* GIVEN DATA

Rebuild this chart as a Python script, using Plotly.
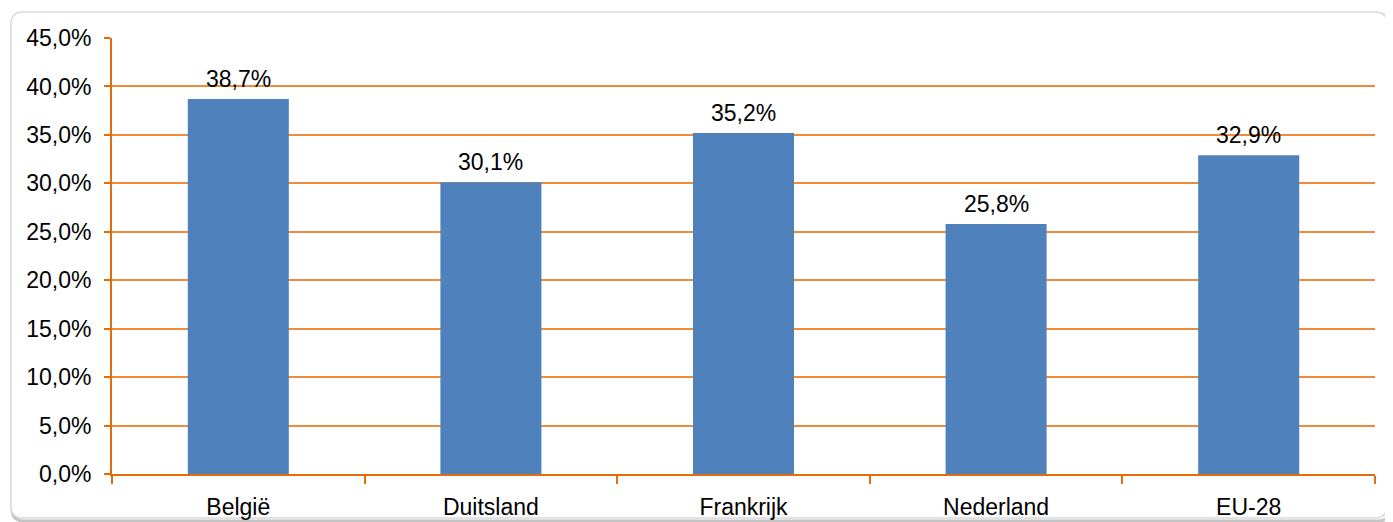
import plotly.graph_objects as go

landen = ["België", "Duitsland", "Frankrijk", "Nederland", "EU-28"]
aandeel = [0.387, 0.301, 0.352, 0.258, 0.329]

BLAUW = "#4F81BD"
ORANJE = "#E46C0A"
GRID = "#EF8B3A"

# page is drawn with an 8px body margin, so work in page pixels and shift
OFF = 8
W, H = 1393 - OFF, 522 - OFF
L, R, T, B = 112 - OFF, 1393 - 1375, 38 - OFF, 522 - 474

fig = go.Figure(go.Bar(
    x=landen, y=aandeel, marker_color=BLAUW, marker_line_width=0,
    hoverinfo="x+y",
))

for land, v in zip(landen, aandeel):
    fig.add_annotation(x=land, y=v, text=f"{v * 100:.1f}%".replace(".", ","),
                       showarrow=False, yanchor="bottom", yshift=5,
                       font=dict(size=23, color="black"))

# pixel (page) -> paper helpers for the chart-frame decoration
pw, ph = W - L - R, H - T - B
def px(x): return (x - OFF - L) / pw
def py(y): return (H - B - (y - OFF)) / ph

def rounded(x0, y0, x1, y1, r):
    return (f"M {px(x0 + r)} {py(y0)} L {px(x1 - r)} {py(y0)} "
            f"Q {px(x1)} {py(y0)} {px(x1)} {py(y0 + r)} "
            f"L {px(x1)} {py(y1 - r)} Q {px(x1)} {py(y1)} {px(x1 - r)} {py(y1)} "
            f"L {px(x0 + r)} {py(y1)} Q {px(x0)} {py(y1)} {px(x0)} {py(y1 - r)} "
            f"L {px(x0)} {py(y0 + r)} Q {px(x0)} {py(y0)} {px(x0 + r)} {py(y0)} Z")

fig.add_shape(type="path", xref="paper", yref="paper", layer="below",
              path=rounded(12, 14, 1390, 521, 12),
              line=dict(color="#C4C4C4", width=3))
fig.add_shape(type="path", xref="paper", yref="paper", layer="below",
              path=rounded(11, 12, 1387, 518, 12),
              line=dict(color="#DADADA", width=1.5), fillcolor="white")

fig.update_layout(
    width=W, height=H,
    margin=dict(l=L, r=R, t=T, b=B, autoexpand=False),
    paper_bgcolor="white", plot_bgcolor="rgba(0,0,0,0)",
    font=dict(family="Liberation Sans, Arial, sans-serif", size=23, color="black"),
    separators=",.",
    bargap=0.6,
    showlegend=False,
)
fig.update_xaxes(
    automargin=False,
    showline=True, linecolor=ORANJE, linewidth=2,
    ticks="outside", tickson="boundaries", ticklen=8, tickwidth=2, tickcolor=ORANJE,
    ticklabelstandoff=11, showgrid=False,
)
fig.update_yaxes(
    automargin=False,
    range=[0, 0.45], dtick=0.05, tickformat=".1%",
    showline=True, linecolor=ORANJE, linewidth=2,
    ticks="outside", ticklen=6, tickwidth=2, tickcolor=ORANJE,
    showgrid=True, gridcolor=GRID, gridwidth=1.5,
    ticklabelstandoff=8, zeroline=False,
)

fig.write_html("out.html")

==

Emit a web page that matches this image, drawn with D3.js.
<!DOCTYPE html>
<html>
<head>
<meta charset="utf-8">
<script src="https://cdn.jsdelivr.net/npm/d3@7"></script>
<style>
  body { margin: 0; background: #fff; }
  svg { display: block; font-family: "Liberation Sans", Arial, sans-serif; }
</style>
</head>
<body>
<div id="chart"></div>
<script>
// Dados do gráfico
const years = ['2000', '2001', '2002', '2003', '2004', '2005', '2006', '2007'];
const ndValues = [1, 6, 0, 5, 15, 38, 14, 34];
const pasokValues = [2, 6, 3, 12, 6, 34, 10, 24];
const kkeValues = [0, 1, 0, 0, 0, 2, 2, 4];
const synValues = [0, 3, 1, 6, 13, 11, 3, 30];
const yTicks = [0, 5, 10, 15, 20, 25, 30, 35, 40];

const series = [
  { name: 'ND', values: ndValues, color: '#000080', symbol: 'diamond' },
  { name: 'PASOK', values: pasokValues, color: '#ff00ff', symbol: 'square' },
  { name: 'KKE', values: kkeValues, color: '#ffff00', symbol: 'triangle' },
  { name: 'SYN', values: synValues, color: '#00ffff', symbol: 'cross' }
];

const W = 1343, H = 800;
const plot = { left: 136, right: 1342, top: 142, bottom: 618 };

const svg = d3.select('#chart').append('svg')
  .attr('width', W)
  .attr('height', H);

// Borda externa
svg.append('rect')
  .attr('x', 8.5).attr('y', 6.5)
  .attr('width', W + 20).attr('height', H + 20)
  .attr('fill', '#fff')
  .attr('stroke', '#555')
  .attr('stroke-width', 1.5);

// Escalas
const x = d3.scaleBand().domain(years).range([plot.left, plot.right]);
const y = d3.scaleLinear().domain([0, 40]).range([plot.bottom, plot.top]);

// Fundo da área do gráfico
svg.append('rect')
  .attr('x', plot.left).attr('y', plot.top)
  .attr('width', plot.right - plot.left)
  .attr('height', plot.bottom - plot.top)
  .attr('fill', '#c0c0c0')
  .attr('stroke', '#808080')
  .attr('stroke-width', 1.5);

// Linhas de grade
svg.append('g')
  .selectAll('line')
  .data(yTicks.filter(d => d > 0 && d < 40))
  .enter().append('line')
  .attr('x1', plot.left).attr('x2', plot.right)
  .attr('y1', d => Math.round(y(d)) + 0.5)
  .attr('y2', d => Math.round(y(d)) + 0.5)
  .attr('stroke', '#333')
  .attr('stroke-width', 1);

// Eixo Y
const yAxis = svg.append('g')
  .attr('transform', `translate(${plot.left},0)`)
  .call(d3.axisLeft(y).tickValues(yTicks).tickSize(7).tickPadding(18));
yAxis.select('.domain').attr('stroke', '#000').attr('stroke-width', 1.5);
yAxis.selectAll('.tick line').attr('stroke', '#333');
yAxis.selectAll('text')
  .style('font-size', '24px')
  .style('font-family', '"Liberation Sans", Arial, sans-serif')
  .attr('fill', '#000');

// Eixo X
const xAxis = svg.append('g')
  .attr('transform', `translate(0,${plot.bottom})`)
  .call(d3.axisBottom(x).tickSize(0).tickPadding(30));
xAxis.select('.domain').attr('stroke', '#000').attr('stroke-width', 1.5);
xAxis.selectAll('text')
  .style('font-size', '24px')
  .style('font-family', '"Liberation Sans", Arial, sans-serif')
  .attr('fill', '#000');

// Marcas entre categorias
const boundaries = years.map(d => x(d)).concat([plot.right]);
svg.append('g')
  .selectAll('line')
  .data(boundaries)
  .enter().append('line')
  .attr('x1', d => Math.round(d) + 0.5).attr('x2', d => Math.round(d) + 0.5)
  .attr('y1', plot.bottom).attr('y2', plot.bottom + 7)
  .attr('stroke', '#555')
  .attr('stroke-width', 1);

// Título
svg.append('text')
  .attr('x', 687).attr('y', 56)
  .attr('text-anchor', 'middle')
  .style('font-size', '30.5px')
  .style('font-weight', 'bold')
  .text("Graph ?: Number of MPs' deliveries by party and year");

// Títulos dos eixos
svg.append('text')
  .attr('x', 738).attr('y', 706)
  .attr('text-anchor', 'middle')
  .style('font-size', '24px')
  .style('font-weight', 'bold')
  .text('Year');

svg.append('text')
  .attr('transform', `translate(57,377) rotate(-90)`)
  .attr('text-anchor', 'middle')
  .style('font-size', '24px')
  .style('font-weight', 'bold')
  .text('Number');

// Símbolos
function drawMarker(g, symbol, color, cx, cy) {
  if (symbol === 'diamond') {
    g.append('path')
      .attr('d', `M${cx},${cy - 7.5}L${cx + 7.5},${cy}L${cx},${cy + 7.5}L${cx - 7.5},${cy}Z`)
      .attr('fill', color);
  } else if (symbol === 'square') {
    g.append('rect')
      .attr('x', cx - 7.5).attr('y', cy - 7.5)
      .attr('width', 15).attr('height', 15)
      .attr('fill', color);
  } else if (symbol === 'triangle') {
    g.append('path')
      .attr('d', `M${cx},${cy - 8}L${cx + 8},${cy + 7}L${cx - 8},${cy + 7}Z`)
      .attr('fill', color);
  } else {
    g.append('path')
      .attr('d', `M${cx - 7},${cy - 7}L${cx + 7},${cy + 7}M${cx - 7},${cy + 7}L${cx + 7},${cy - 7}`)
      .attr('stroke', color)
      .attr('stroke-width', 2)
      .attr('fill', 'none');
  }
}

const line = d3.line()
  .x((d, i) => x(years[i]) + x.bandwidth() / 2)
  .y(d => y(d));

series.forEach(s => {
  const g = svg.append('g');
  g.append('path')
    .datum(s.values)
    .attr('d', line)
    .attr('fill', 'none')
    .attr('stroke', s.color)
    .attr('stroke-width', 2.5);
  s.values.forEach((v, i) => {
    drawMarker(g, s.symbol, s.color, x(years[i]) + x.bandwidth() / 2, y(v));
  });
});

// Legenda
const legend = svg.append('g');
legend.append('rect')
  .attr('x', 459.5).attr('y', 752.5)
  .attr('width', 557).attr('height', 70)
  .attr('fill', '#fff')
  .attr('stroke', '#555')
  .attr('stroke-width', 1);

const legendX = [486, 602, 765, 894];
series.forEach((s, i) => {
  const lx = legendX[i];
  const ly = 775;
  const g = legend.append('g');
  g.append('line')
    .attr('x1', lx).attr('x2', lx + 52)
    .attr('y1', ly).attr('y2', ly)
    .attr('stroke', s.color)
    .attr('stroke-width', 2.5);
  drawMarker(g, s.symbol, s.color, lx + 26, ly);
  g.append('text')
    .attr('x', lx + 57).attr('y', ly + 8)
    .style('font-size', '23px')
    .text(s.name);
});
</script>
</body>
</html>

---

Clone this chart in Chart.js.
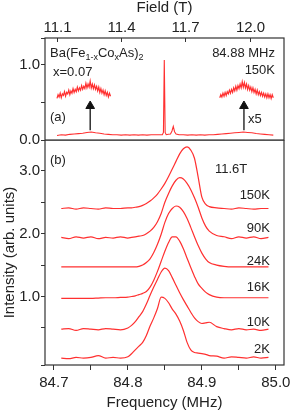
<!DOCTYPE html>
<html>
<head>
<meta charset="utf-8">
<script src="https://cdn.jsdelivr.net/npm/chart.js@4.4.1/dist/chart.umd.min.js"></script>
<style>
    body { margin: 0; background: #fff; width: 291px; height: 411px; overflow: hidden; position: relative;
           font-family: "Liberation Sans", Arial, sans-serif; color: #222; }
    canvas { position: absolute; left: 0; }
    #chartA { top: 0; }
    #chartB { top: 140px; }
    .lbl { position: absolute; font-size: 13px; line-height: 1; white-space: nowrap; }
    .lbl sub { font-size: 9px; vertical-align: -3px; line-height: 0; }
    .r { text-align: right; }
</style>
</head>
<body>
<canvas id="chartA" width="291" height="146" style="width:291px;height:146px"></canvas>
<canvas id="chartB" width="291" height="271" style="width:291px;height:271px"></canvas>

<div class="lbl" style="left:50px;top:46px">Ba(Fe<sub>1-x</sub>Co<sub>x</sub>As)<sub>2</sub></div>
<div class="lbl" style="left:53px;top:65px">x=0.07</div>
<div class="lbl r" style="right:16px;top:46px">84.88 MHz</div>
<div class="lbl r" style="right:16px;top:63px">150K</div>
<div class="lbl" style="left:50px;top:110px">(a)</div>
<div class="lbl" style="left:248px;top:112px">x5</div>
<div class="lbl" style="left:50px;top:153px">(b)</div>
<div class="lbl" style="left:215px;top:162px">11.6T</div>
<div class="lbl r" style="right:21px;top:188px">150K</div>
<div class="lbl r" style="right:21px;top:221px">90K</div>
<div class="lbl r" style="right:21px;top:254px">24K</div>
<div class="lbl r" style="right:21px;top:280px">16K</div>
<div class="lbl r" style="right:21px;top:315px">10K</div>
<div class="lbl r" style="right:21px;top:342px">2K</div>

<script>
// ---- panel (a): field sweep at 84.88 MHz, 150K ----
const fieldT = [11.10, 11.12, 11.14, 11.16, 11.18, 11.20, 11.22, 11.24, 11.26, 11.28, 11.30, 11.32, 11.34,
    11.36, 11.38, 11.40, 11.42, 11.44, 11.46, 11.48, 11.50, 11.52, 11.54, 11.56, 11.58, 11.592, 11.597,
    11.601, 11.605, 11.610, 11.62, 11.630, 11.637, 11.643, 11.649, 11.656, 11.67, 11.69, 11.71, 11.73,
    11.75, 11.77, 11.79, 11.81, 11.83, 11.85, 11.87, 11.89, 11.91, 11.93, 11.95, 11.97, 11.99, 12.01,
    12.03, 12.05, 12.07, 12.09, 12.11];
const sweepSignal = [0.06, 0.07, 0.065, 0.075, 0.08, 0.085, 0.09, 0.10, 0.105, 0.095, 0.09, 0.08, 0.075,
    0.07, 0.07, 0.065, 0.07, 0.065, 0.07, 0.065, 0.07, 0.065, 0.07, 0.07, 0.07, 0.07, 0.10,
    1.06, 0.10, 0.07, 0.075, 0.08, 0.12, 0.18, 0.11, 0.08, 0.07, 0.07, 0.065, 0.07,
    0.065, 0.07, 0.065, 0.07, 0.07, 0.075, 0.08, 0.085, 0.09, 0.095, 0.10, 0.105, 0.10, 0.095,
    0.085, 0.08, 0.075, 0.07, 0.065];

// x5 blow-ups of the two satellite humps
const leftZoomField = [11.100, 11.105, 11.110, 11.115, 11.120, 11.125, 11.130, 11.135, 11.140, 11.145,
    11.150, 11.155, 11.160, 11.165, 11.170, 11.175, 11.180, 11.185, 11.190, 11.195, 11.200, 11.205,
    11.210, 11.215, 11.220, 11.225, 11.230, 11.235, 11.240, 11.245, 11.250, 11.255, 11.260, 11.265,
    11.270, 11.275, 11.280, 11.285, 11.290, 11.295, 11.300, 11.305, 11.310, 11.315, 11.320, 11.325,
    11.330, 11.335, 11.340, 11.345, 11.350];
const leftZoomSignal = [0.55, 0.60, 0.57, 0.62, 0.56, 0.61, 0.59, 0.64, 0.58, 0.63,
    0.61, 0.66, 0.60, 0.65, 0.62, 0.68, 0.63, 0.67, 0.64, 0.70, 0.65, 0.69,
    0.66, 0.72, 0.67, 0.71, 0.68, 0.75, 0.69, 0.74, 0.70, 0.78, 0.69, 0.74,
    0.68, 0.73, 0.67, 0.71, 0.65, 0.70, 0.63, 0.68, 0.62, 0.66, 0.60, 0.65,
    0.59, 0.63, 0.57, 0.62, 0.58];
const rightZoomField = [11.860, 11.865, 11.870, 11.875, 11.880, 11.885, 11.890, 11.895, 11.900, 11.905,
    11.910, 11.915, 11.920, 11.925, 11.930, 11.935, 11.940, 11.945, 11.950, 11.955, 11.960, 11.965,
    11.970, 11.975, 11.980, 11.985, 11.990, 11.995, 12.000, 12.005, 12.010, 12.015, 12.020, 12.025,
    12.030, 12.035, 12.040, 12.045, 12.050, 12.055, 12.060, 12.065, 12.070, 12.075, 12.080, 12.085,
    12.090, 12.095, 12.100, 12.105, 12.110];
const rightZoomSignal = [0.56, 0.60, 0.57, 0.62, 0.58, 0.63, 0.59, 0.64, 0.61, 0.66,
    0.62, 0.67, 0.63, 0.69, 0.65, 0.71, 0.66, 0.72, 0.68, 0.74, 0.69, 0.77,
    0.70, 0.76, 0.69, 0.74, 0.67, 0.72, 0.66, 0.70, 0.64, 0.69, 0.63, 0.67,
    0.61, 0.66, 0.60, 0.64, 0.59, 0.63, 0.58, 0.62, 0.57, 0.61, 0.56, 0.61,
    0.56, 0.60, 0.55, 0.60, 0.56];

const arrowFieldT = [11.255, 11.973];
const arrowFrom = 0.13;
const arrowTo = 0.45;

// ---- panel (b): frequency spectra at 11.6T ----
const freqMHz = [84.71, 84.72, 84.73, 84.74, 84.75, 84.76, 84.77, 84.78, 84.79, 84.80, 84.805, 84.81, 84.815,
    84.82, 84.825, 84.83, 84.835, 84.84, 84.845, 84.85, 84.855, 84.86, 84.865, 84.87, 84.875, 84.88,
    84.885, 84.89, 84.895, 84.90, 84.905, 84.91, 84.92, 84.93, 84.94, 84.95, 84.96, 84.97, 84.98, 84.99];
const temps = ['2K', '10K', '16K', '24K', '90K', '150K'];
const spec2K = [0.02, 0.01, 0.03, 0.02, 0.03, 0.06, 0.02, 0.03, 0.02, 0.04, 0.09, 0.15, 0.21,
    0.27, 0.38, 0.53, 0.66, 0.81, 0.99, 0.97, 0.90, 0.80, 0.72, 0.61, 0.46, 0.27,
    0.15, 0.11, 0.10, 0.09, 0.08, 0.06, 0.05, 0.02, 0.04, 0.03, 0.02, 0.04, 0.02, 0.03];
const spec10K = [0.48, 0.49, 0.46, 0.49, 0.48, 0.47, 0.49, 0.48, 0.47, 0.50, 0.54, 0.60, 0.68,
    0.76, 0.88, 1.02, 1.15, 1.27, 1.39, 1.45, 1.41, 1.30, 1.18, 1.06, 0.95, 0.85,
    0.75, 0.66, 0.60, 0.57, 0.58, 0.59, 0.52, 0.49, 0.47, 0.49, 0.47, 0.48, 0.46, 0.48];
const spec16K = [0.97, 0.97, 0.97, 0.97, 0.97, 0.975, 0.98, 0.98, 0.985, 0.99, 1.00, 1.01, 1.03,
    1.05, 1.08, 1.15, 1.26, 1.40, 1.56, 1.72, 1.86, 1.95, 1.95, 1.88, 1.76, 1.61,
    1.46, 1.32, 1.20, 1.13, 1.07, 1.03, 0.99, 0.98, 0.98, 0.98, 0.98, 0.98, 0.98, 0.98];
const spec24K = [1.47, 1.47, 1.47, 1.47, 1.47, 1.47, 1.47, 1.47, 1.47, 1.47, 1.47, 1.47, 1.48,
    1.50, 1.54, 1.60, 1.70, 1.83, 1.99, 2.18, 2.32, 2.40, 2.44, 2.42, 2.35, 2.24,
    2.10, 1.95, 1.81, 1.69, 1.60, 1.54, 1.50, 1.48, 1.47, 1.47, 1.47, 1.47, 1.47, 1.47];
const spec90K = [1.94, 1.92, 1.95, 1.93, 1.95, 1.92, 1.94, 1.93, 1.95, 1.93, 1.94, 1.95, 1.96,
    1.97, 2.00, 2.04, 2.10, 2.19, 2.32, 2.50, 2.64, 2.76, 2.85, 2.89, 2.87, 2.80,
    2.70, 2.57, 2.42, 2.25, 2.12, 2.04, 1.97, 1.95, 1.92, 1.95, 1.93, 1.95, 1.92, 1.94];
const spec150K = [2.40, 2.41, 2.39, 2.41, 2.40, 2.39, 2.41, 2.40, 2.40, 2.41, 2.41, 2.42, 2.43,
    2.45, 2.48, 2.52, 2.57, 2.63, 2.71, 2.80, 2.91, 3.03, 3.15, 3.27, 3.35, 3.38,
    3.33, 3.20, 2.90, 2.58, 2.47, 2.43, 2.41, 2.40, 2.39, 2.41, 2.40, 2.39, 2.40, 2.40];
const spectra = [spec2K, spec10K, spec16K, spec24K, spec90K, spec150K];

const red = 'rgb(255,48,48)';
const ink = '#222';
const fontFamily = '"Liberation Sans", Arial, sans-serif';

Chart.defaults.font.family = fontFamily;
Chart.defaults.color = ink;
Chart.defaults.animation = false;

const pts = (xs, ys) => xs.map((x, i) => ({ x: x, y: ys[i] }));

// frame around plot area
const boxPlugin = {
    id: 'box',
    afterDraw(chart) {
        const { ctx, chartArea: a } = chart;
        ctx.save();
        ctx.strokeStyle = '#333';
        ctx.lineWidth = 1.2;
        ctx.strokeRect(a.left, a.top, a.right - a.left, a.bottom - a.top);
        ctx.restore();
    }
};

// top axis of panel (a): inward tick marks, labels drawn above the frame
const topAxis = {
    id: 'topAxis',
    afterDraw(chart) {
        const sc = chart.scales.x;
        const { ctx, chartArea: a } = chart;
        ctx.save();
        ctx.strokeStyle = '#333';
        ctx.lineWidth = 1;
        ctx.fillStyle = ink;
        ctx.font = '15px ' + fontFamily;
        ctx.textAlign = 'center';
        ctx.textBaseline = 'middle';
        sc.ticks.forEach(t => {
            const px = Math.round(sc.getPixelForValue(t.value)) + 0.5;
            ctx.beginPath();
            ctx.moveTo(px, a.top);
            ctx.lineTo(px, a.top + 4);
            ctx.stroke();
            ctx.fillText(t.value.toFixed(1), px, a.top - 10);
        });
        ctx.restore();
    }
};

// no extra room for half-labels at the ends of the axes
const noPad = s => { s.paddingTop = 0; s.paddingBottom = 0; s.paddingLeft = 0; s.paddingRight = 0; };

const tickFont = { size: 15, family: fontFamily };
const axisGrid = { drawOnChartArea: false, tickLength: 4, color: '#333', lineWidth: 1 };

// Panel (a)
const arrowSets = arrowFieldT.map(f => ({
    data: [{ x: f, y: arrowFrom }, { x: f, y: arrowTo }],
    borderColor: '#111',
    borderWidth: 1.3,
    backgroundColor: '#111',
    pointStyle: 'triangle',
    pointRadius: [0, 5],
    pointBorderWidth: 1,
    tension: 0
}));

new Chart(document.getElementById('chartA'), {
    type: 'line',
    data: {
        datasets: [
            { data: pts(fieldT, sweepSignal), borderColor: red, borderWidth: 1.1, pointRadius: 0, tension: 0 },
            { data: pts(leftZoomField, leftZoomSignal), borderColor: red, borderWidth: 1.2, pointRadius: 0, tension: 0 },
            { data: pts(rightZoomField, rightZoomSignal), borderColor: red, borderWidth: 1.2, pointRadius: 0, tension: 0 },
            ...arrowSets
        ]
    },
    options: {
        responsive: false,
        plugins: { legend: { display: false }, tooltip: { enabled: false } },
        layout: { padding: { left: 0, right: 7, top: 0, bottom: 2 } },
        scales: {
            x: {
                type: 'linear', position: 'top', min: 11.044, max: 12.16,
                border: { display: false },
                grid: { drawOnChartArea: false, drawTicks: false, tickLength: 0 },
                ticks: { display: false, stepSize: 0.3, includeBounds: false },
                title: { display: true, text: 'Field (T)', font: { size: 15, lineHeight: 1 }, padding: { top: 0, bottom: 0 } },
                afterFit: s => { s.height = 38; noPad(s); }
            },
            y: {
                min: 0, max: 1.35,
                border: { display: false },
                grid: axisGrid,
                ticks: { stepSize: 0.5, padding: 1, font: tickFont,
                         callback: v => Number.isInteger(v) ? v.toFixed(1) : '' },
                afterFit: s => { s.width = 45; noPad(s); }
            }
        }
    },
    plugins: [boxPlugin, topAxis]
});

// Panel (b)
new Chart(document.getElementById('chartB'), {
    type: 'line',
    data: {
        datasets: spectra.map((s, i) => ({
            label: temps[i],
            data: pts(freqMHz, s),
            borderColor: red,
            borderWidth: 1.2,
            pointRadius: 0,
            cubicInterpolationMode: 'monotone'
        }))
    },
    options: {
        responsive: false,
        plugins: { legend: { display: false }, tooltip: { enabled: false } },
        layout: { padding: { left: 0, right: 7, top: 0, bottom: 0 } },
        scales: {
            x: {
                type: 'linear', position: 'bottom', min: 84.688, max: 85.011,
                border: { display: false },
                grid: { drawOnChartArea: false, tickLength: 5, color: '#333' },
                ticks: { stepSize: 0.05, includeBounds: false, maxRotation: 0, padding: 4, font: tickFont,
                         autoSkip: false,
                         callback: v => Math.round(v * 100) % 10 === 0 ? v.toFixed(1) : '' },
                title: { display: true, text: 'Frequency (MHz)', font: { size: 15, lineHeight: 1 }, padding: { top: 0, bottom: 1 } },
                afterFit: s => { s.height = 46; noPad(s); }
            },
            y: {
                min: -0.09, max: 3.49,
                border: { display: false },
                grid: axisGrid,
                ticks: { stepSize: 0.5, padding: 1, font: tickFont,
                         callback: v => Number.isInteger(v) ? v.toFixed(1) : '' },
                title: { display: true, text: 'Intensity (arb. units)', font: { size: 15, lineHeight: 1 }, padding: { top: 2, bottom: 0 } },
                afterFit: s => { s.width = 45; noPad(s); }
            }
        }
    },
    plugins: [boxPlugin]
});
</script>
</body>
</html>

* AIM OF THE EXERCISE
Leave the pictures aside and restate exactly the lines from the one containing "Rebuild this chart" to the one containing "L, R, T, B = 112", those two lines included.

* RESULT
Rebuild this chart as a Python script, using Plotly.
import plotly.graph_objects as go

landen = ["België", "Duitsland", "Frankrijk", "Nederland", "EU-28"]
aandeel = [0.387, 0.301, 0.352, 0.258, 0.329]

BLAUW = "#4F81BD"
ORANJE = "#E46C0A"
GRID = "#EF8B3A"

# page is drawn with an 8px body margin, so work in page pixels and shift
OFF = 8
W, H = 1393 - OFF, 522 - OFF
L, R, T, B = 112 - OFF, 1393 - 1375, 38 - OFF, 522 - 474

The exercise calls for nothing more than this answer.